* [Job]: From the entries below, gather every line containing the string "this".

* [Data supplied]:
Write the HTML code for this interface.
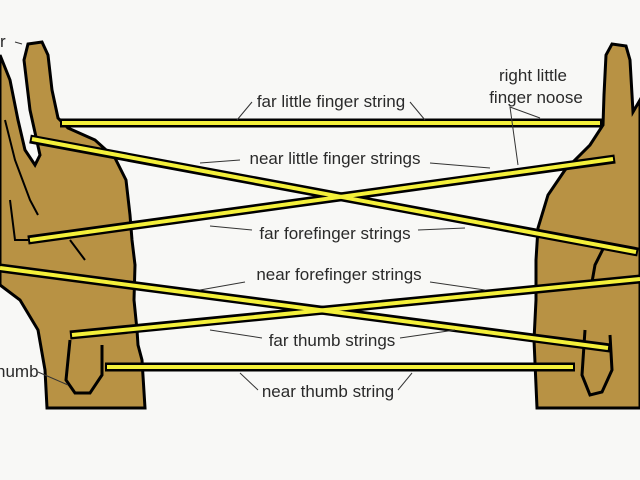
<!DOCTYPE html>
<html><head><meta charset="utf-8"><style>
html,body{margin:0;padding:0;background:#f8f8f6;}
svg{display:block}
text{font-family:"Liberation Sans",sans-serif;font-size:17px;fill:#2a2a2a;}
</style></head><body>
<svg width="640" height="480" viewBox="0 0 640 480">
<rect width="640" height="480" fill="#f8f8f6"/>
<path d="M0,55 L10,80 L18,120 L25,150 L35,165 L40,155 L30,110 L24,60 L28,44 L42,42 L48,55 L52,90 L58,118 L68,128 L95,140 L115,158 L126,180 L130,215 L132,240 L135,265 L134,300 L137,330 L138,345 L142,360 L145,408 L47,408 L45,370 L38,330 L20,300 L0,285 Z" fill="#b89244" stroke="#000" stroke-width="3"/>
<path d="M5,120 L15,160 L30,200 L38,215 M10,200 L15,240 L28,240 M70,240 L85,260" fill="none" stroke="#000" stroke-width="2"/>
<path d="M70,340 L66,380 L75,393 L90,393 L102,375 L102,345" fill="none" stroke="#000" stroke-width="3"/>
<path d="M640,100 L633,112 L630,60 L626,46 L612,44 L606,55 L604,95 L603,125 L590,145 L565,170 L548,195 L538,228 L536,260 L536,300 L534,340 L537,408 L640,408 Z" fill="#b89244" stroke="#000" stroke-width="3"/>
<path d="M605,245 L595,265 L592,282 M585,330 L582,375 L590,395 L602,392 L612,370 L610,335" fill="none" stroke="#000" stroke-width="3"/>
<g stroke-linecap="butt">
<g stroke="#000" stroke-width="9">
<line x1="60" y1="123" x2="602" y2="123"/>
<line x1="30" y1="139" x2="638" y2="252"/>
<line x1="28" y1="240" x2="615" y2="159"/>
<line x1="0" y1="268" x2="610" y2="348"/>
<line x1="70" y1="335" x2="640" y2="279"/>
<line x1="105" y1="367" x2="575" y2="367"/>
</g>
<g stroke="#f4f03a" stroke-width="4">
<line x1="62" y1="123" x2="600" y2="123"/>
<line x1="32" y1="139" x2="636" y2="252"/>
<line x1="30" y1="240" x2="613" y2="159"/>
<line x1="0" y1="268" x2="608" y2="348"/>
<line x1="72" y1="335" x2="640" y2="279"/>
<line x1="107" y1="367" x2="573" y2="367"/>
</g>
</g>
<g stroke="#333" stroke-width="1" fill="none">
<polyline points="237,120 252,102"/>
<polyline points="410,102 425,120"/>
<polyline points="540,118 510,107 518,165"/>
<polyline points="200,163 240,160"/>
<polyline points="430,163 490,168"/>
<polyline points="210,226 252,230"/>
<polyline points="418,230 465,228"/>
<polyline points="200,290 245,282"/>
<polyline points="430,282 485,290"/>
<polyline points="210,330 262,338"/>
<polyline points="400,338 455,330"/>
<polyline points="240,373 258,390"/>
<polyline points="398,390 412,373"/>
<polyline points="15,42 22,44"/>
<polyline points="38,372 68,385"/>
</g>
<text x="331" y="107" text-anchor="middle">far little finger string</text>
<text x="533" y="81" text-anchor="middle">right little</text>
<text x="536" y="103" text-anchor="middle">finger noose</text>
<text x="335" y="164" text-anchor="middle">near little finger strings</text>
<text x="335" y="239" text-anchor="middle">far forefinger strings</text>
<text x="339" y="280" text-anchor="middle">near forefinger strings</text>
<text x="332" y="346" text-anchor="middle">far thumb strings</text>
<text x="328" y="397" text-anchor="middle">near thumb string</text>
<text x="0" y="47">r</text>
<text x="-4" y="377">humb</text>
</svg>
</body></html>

...

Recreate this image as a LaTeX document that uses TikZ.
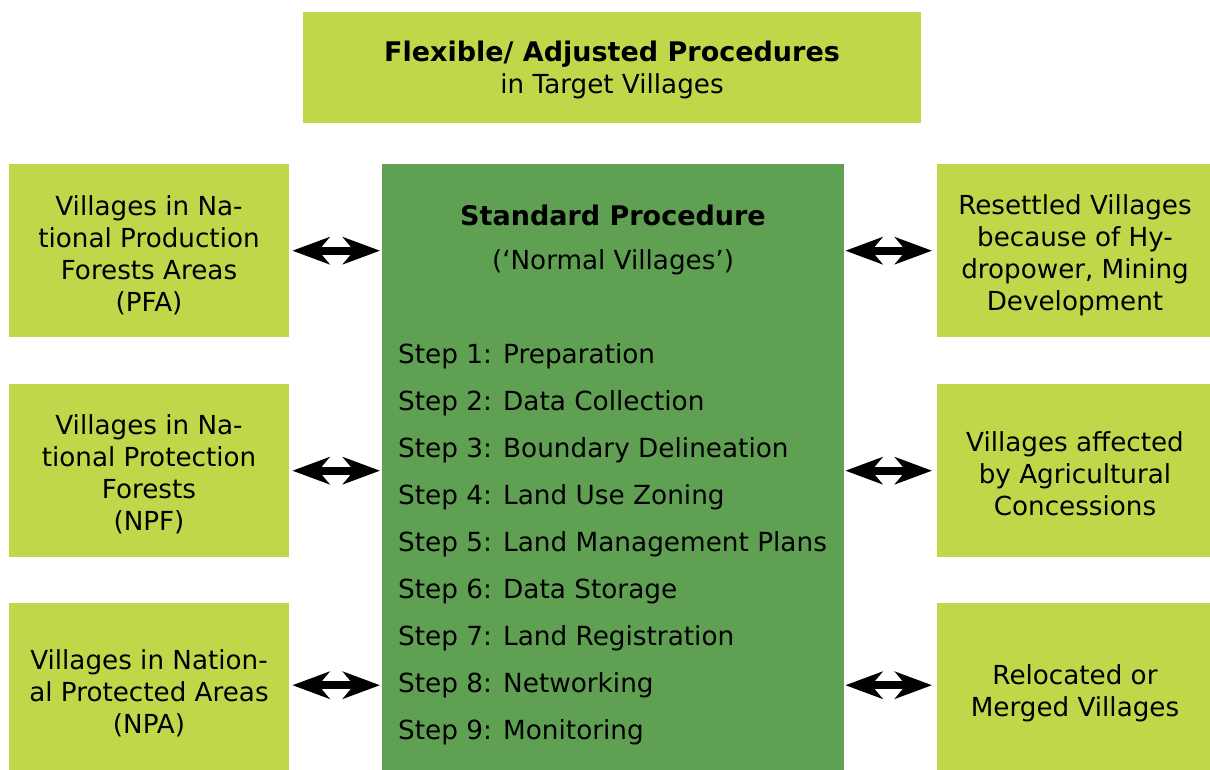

--

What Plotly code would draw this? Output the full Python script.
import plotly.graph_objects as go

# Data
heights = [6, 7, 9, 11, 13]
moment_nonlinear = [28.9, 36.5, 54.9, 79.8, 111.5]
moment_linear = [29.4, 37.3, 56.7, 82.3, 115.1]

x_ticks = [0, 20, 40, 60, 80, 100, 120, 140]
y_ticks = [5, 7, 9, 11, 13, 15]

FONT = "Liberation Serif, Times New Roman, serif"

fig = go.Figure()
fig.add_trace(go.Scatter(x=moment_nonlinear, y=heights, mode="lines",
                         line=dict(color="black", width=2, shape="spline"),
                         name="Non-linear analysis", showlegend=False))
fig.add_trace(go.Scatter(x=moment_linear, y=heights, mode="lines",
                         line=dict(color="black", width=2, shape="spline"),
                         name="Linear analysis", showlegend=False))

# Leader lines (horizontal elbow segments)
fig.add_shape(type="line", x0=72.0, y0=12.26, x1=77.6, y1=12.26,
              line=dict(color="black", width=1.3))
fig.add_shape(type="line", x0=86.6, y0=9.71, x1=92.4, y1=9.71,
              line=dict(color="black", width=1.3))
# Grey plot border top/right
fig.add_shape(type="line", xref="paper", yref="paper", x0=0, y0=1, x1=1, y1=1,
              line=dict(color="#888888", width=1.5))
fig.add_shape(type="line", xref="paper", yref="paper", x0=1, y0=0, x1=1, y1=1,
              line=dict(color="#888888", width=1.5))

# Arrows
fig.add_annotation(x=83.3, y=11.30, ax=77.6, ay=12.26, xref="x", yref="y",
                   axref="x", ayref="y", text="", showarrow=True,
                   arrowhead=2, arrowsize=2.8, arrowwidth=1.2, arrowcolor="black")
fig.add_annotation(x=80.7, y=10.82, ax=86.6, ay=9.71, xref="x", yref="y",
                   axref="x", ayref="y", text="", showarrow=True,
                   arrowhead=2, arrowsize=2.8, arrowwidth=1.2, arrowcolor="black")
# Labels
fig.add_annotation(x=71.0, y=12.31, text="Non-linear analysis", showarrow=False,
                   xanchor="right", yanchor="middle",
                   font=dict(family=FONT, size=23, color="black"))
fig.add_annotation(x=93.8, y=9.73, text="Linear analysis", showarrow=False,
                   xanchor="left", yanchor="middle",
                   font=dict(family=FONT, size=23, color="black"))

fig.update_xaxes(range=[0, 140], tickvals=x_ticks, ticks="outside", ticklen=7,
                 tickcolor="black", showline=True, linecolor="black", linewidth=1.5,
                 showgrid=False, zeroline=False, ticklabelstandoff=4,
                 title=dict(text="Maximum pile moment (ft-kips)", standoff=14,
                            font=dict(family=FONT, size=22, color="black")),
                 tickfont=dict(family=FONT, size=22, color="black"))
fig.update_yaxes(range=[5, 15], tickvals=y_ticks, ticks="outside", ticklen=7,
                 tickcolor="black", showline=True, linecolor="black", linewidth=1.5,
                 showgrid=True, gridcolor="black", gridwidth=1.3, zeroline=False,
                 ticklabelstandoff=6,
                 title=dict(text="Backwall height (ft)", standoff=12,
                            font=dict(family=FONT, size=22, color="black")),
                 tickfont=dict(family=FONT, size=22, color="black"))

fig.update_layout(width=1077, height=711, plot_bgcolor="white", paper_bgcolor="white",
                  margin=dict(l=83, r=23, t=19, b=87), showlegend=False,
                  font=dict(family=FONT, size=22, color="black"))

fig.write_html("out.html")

* [Exercise response]:
Write the HTML code for this interface.
Recreate this image as a LaTeX document that uses TikZ.
What Plotly code would draw this? Output the full Python script.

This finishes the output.